Second, this confessional procedure becomes especially helpful when considering the matters of merit and grace before the Fall. My own view is that if we use the term "grace" to describe God's condescension and goodness prior to the Fall, we sow confusion into our doctrine of salvation by grace alone. Biblically and confessionally, "grace" refers to God's unmerited favor in a post-lapsarian situation. God's grace is extended towards sinners who not only fail to merit his favor but who positively merit his wrath by virtue of their guilt and corruption. Now, I do appreciate the desire to acknowledge something more than mere nature in God's pre-fall dealings with Adam. God bestowed positive blessings on his creatures in the Garden and any obedience that Adam might have offered to God resulted not from virtues and powers that had their origin in Adam but that derived from the gift of God. Nonetheless, to assign the term "grace" to these pre-fall dealings is to change the definition of our term "grace" so that it ceases to refer clearly to God's unmerited provision for the salvation of sinners. If Adam's obedience under the covenant of works would have been by grace, then what does it mean that my salvation as a sinner is also by grace? Does this structure not join together what both the Bible and our confessions have intentionally separated and stridently contrasted? How much more is this true when we assign the term "grace" to God the Father's provision to his sinless Son in performing the work of our salvation? (In response to Mark's thoughtful comments about God's grace towards Christ, I would note that the Bible's use of a word, such as charis, does not always line up with our theological use of that same term, so that a mere appeal to Luke 2:40 cannot be conclusive in constructing our doctrine. I would further note that while graciousness is an attribute of God, this does not exactly line up with our confessional meaning of that grace by which sinners are saved. It is precisely because of the challenge in making these distinctions that our confessions are so helpful.)
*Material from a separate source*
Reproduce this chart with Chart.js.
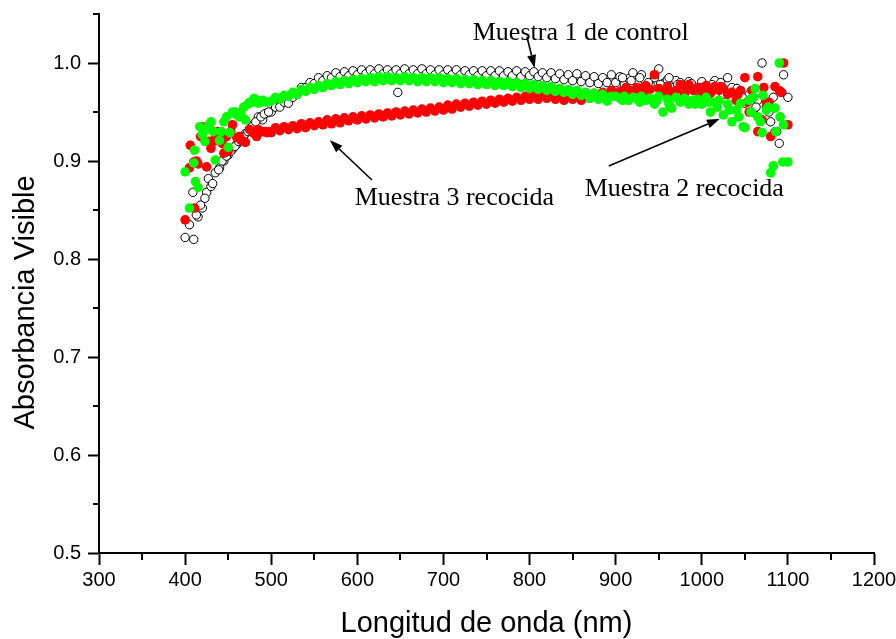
<!DOCTYPE html>
<html>
<head>
<meta charset="utf-8">
<script src="https://cdn.jsdelivr.net/npm/chart.js@4/dist/chart.umd.min.js"></script>
<style>
  html, body { margin: 0; padding: 0; background: #fff; }
  #caja { width: 896px; height: 639px; }
</style>
</head>
<body>
<div id="caja"><canvas id="grafico"></canvas></div>
<script>
// --- DATOS ---
const longitudes = [
  400, 405, 410, 415, 420, 425, 430, 435, 440, 445,
  450, 455, 460, 465, 470, 475, 480, 485, 490, 495,
  500, 505, 510, 515, 520, 525, 530, 535, 540, 545,
  550, 555, 560, 565, 570, 575, 580, 585, 590, 595,
  600, 605, 610, 615, 620, 625, 630, 635, 640, 645,
  650, 655, 660, 665, 670, 675, 680, 685, 690, 695,
  700, 705, 710, 715, 720, 725, 730, 735, 740, 745,
  750, 755, 760, 765, 770, 775, 780, 785, 790, 795,
  800, 805, 810, 815, 820, 825, 830, 835, 840, 845,
  850, 855, 860, 865, 870, 875, 880, 885, 890, 895,
  900, 905, 910, 915, 920, 925, 930, 935, 940, 945,
  950, 955, 960, 965, 970, 975, 980, 985, 990, 995,
  1000, 1005, 1010, 1015, 1020, 1025, 1030, 1035, 1040, 1045,
  1050, 1055, 1060, 1065, 1070, 1075, 1080, 1085, 1090, 1095,
  1100
];

// Muestra 1 de control (círculos abiertos)
const muestra1 = [
  0.822, 0.835, 0.820, 0.843, 0.852, 0.868, 0.874, 0.888, 0.893, 0.900,
  0.906, 0.912, 0.917, 0.922, 0.928, 0.933, 0.938, 0.945, 0.942, 0.949,
  0.950, 0.955, 0.955, 0.960, 0.959, 0.965, 0.968, 0.975, 0.975, 0.980,
  0.979, 0.985, 0.982, 0.987, 0.985, 0.990, 0.986, 0.991, 0.987, 0.992,
  0.988, 0.993, 0.989, 0.993, 0.989, 0.994, 0.989, 0.993, 0.989, 0.993,
  0.989, 0.994, 0.989, 0.993, 0.989, 0.994, 0.989, 0.993, 0.988, 0.993,
  0.988, 0.993, 0.988, 0.993, 0.988, 0.992, 0.988, 0.992, 0.987, 0.992,
  0.987, 0.992, 0.987, 0.992, 0.987, 0.991, 0.987, 0.992, 0.986, 0.991,
  0.987, 0.991, 0.986, 0.990, 0.985, 0.990, 0.984, 0.989, 0.983, 0.988,
  0.982, 0.989, 0.981, 0.987, 0.980, 0.986, 0.979, 0.985, 0.980, 0.988,
  0.980, 0.986, 0.978, 0.984, 0.990, 0.980, 0.988, 0.976, 0.978, 0.985,
  0.994, 0.979, 0.983, 0.975, 0.982, 0.980, 0.974, 0.981, 0.976, 0.972,
  0.981, 0.975, 0.970, 0.982, 0.974, 0.968, 0.985, 0.972, 0.974, 0.963,
  0.959, 0.968, 0.950, 0.962, 1.000, 0.955, 0.940, 0.930, 0.918, 0.988,
  0.965
];

// Muestra 3 recocida (rojo)
const muestra3 = [
  0.840, 0.893, 0.899, 0.897, 0.935, 0.894, 0.913, 0.924, 0.928, 0.908,
  0.910, 0.937, 0.924, 0.921, 0.919, 0.932, 0.928, 0.932, 0.930, 0.929,
  0.929, 0.934, 0.931, 0.935, 0.932, 0.936, 0.933, 0.938, 0.934, 0.939,
  0.936, 0.940, 0.937, 0.942, 0.938, 0.943, 0.939, 0.944, 0.941, 0.945,
  0.942, 0.946, 0.943, 0.947, 0.944, 0.948, 0.945, 0.949, 0.946, 0.950,
  0.947, 0.951, 0.948, 0.952, 0.949, 0.953, 0.950, 0.954, 0.951, 0.955,
  0.952, 0.957, 0.953, 0.958, 0.955, 0.959, 0.956, 0.960, 0.957, 0.961,
  0.958, 0.962, 0.959, 0.963, 0.960, 0.964, 0.961, 0.965, 0.962, 0.966,
  0.963, 0.967, 0.963, 0.968, 0.964, 0.967, 0.963, 0.968, 0.962, 0.967,
  0.963, 0.966, 0.962, 0.967, 0.964, 0.969, 0.966, 0.970, 0.967, 0.972,
  0.968, 0.971, 0.969, 0.970, 0.972, 0.975, 0.970, 0.977, 0.973, 0.988,
  0.974, 0.971, 0.976, 0.970, 0.972, 0.978, 0.969, 0.978, 0.972, 0.975,
  0.970, 0.977, 0.969, 0.976, 0.972, 0.974, 0.968, 0.970, 0.962, 0.972,
  0.985, 0.950, 0.965, 0.986, 0.942, 0.960, 0.925, 0.976, 0.972, 1.000,
  0.937
];

// Muestra 2 recocida (verde)
const muestra2 = [
  0.889, 0.852, 0.898, 0.873, 0.927, 0.932, 0.940, 0.901, 0.921, 0.940,
  0.914, 0.950, 0.947, 0.950, 0.942, 0.960, 0.964, 0.959, 0.962, 0.960,
  0.961, 0.965, 0.963, 0.967, 0.966, 0.970, 0.968, 0.973, 0.971, 0.975,
  0.973, 0.977, 0.975, 0.979, 0.977, 0.981, 0.978, 0.982, 0.979, 0.983,
  0.980, 0.984, 0.981, 0.985, 0.981, 0.986, 0.982, 0.986, 0.982, 0.985,
  0.982, 0.986, 0.982, 0.985, 0.981, 0.985, 0.981, 0.985, 0.981, 0.985,
  0.980, 0.984, 0.980, 0.984, 0.979, 0.983, 0.979, 0.983, 0.978, 0.982,
  0.978, 0.982, 0.977, 0.981, 0.977, 0.981, 0.976, 0.980, 0.975, 0.979,
  0.974, 0.978, 0.973, 0.977, 0.972, 0.976, 0.971, 0.974, 0.970, 0.973,
  0.968, 0.972, 0.967, 0.970, 0.964, 0.969, 0.963, 0.968, 0.961, 0.966,
  0.966, 0.964, 0.966, 0.962, 0.965, 0.963, 0.966, 0.962, 0.964, 0.958,
  0.966, 0.950, 0.963, 0.954, 0.965, 0.960, 0.964, 0.958, 0.962, 0.963,
  0.958, 0.965, 0.950, 0.960, 0.962, 0.947, 0.958, 0.940, 0.952, 0.959,
  0.934, 0.962, 0.965, 0.945, 0.929, 0.952, 0.888, 0.954, 1.000, 0.937,
  0.899
];

// puntos sueltos fuera de la rejilla de 5 nm
const extraX1 = [409, 413, 418, 423, 427, 432, 439, 443, 448, 453, 458, 462, 468, 473, 478, 482, 488, 492, 497,
  647, 908, 918, 928, 938, 952, 962, 972, 988, 998, 1012, 1022, 1035, 1041, 1047, 1055, 1063, 1078, 1083, 1087, 1093];
const extraY1 = [0.868, 0.845, 0.855, 0.862, 0.882, 0.877, 0.891, 0.900, 0.905, 0.910, 0.915, 0.920, 0.925, 0.930, 0.935, 0.940, 0.945, 0.948, 0.950,
  0.970, 0.985, 0.982, 0.985, 0.980, 0.978, 0.985, 0.978, 0.979, 0.975, 0.978, 0.980, 0.975, 0.974, 0.965, 0.962, 0.955, 0.950, 0.965, 0.930, 0.970];
const extraX3 = [406, 411, 413, 418, 427, 433, 438, 443, 448, 453, 463, 468, 478, 483, 488, 493, 498,
  912, 932, 958, 982, 1002, 1022, 1042, 1053, 1058, 1065, 1072, 1078, 1092];
const extraY3 = [0.916, 0.852, 0.900, 0.925, 0.920, 0.920, 0.930, 0.918, 0.925, 0.930, 0.925, 0.920, 0.930, 0.925, 0.930, 0.930, 0.930,
  0.975, 0.970, 0.968, 0.975, 0.973, 0.976, 0.968, 0.960, 0.972, 0.930, 0.975, 0.960, 0.970];
const extraX2 = [411, 412, 417, 423, 428, 433, 442, 448, 452, 458, 463, 468, 473, 478, 483, 488,
  908, 928, 948, 962, 978, 992, 1008, 1018, 1032, 1043, 1048, 1057, 1062, 1068, 1071, 1077, 1083, 1086, 1091, 1094];
const extraY2 = [0.911, 0.879, 0.935, 0.920, 0.937, 0.930, 0.930, 0.945, 0.929, 0.950, 0.945, 0.955, 0.958, 0.960, 0.962, 0.960,
  0.962, 0.960, 0.962, 0.958, 0.962, 0.958, 0.960, 0.955, 0.952, 0.945, 0.935, 0.950, 0.974, 0.940, 0.967, 0.955, 0.895, 0.930, 0.945, 0.899];

// ticks menores
const menoresX = [350, 450, 550, 650, 750, 850, 950, 1050, 1150];
const menoresY = [0.55, 0.65, 0.75, 0.85, 0.95, 1.05];

const tituloY = 'Absorbancia Visible';

// --- ANOTACIONES (en unidades de los ejes) ---
const notas = [
  { texto: 'Muestra 1 de control', x: 734, y: 1.0235, desde: [797, 1.0265], hasta: [806, 0.995] },
  { texto: 'Muestra 3 recocida',   x: 597, y: 0.855,  desde: [617, 0.8806], hasta: [568, 0.9214] },
  { texto: 'Muestra 2 recocida',   x: 864, y: 0.864,  desde: [892, 0.895],  hasta: [1021, 0.943] }
];

function armarPuntos(xs, ys, exX, exY) {
  const pts = xs.map((x, i) => ({ x: x, y: ys[i] }));
  exX.forEach((x, i) => pts.push({ x: x, y: exY[i] }));
  return pts;
}

const pluginTicksMenores = {
  id: 'ticksMenores',
  afterDraw(chart) {
    const ctx = chart.ctx;
    const sx = chart.scales.x, sy = chart.scales.y;
    const area = chart.chartArea;
    ctx.save();
    ctx.strokeStyle = '#000';
    ctx.lineWidth = 2;
    ctx.beginPath();
    menoresX.forEach(v => {
      const px = Math.round(sx.getPixelForValue(v));
      ctx.moveTo(px, area.bottom);
      ctx.lineTo(px, area.bottom + 7);
    });
    menoresY.forEach(v => {
      const py = Math.round(sy.getPixelForValue(v));
      ctx.moveTo(area.left - 6, py);
      ctx.lineTo(area.left, py);
    });
    ctx.stroke();

    // título del eje Y, algo por debajo del centro como en la figura
    ctx.fillStyle = '#000';
    ctx.font = '29px "Liberation Sans", Arial, sans-serif';
    ctx.textAlign = 'center';
    ctx.textBaseline = 'middle';
    ctx.translate(area.left - 73, (area.top + area.bottom) / 2 + 19);
    ctx.rotate(-Math.PI / 2);
    ctx.fillText(tituloY, 0, 0);
    ctx.restore();
  }
};

const pluginNotas = {
  id: 'notas',
  afterDatasetsDraw(chart) {
    const ctx = chart.ctx;
    const sx = chart.scales.x, sy = chart.scales.y;
    ctx.save();
    ctx.fillStyle = '#000';
    ctx.strokeStyle = '#000';
    ctx.font = '26px "Liberation Serif", "Times New Roman", serif';
    ctx.textAlign = 'left';
    ctx.textBaseline = 'alphabetic';
    notas.forEach(n => {
      ctx.fillText(n.texto, sx.getPixelForValue(n.x), sy.getPixelForValue(n.y));
      const x0 = sx.getPixelForValue(n.desde[0]), y0 = sy.getPixelForValue(n.desde[1]);
      const x1 = sx.getPixelForValue(n.hasta[0]), y1 = sy.getPixelForValue(n.hasta[1]);
      const ang = Math.atan2(y1 - y0, x1 - x0);
      const largo = 13, ancho = 4.5;
      const bx = x1 - largo * Math.cos(ang), by = y1 - largo * Math.sin(ang);
      ctx.lineWidth = 1.6;
      ctx.beginPath();
      ctx.moveTo(x0, y0);
      ctx.lineTo(bx, by);
      ctx.stroke();
      ctx.beginPath();
      ctx.moveTo(x1, y1);
      ctx.lineTo(bx + ancho * Math.sin(ang), by - ancho * Math.cos(ang));
      ctx.lineTo(bx - ancho * Math.sin(ang), by + ancho * Math.cos(ang));
      ctx.closePath();
      ctx.fill();
    });
    ctx.restore();
  }
};

const fuenteEje = { family: '"Liberation Sans", Arial, sans-serif', size: 20 };
const fuenteTitulo = { family: '"Liberation Sans", Arial, sans-serif', size: 29, lineHeight: 1 };

new Chart(document.getElementById('grafico'), {
  type: 'scatter',
  data: {
    datasets: [
      {
        label: 'Muestra 2 recocida',
        data: armarPuntos(longitudes, muestra2, extraX2, extraY2),
        backgroundColor: '#00ff00',
        borderWidth: 0,
        pointRadius: 4.8
      },
      {
        label: 'Muestra 3 recocida',
        data: armarPuntos(longitudes, muestra3, extraX3, extraY3),
        backgroundColor: '#ff0000',
        borderWidth: 0,
        pointRadius: 4.8
      },
      {
        label: 'Muestra 1 de control',
        data: armarPuntos(longitudes, muestra1, extraX1, extraY1),
        backgroundColor: '#ffffff',
        borderColor: '#000000',
        borderWidth: 1,
        pointRadius: 4.2
      }
    ]
  },
  options: {
    responsive: true,
    maintainAspectRatio: false,
    animation: false,
    layout: { padding: { top: 14, right: 22, left: 0, bottom: 0 }, autoPadding: false },
    plugins: {
      legend: { display: false },
      tooltip: { enabled: false }
    },
    scales: {
      x: {
        type: 'linear',
        min: 300,
        max: 1200,
        afterFit: s => {
          s.height = 86;
          s.paddingLeft = 0;
          s.paddingRight = 0;
        },
        ticks: { stepSize: 100, color: '#000', font: fuenteEje, padding: 3, maxRotation: 0, callback: v => String(v) },
        grid: { drawOnChartArea: false, tickLength: 12, tickColor: '#000', tickWidth: 2 },
        border: { display: true, color: '#000', width: 2 },
        title: { display: true, text: 'Longitud de onda (nm)', color: '#000', font: fuenteTitulo, padding: { top: 0, bottom: 1 } }
      },
      y: {
        min: 0.5,
        max: 1.05,
        afterFit: s => {
          s.width = 99;
          s.paddingTop = 0;
          s.paddingBottom = 0;
        },
        ticks: {
          stepSize: 0.1,
          includeBounds: false,
          color: '#000',
          font: fuenteEje,
          padding: 7,
          callback: v => v.toFixed(1)
        },
        grid: { drawOnChartArea: false, tickLength: 11, tickColor: '#000', tickWidth: 2 },
        border: { display: true, color: '#000', width: 2 },
        title: { display: false }
      }
    }
  },
  plugins: [pluginTicksMenores, pluginNotas]
});
</script>
</body>
</html>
By use of "grace" in a pre-sin or no-sin scenario, we not only blur concepts that ought to be carefully distinguished but we leave the Christian with no term to clearly identify God's post-sin dealings in saving his people. In other words, when we expand the term "grace" to include God's pre-fall dealings, we are left with no term that specifically identifies God's post-fall dealings. And when a concept no longer has a term, that concept is sure to suffer and ultimately die. The last thing Reformed Christians should ever want is for God's saving grace towards sinners to suffer such a fate. I do not think for a second that Mark Jones desires to damage our doctrine of sola gratia - no doubt, he seeks to enrich it - but I do think that this remains the likely effect of expanding the term "grace" to include God's pre-Fall dealings with Adam.
Third, it is often noted that our confessions do not specify every point of agreement in such as way as to remove all legitimate discussion. What they do is erect a fence and boundaries within which we may safely differ and discuss. This is why the clear commitment in our confessional tradition to the two-covenant scheme, in which the covenants of works and grace are categorically distinguished and contrasted is so important to theological discussions of merit and grace. The two covenant scheme of the Westminster Standards has been absolutely essential in combatting the Neonomianism of both Norman Shepherd and the Federal Vision, not to mention Roman Catholicism. There are, of course, matters in which the two covenants are similar (they are both covenants sovereignly administered by God, for instance). But the nature of these covenants and the way of salvation offered in them must be clearly and consistently contrasted if we are to avoid arriving at a doctrine of salvation that is markedly in contrast with our Standards and which therefore is something other than Reformed (not to mention biblical).
Fourth, it is along these very lines that I found Mark Jones' discussion of merit so helpful. The followers of Meredith Kline, with whom Mark is debating, have a particular understanding of covenantal merit that differs from other schemes of merit in the history of theology. Here, Mark seems to occupy the high ground when we note how our Standards use this well-debated term. Westminster Larger Catechism 55 states that Christ intercedes for us "in the merit of his obedience and sacrifice on earth." So we may speak of Christ's merit on our behalf as our mediator. But when it comes to the merit on the creature's part before God, the Confession speaks in exclusively negative terms. WCF 7:1 says that while man owed obedience to God, "yet they could never have any fruition of him as their blessedness and reward, but by some voluntary condescension on God's part." Thus, as Wes White has commented, "man's enjoyment of God is not a matter of inherent right or merit but of condescension on God's part." Notice that this exclusion of human merit pertains to pre-Fall Adam as well as to post-Fall sinful humans. I do realize that Kline's view of covenantal merit seeks to place the concept within the "voluntary condescension on God's part" that is spoken of in that paragraph. I would note, however, that just as the Confession isolates "grace" to a strictly post-Fall scenario, so also does the Confession restrict merit to the person and work of Christ alone. For the sake of clarity and confessional fidelity, it would seem helpful and necessary for us to conform our theological terminology to the confessional pattern in the matter of "merit" just as in the matter of "grace."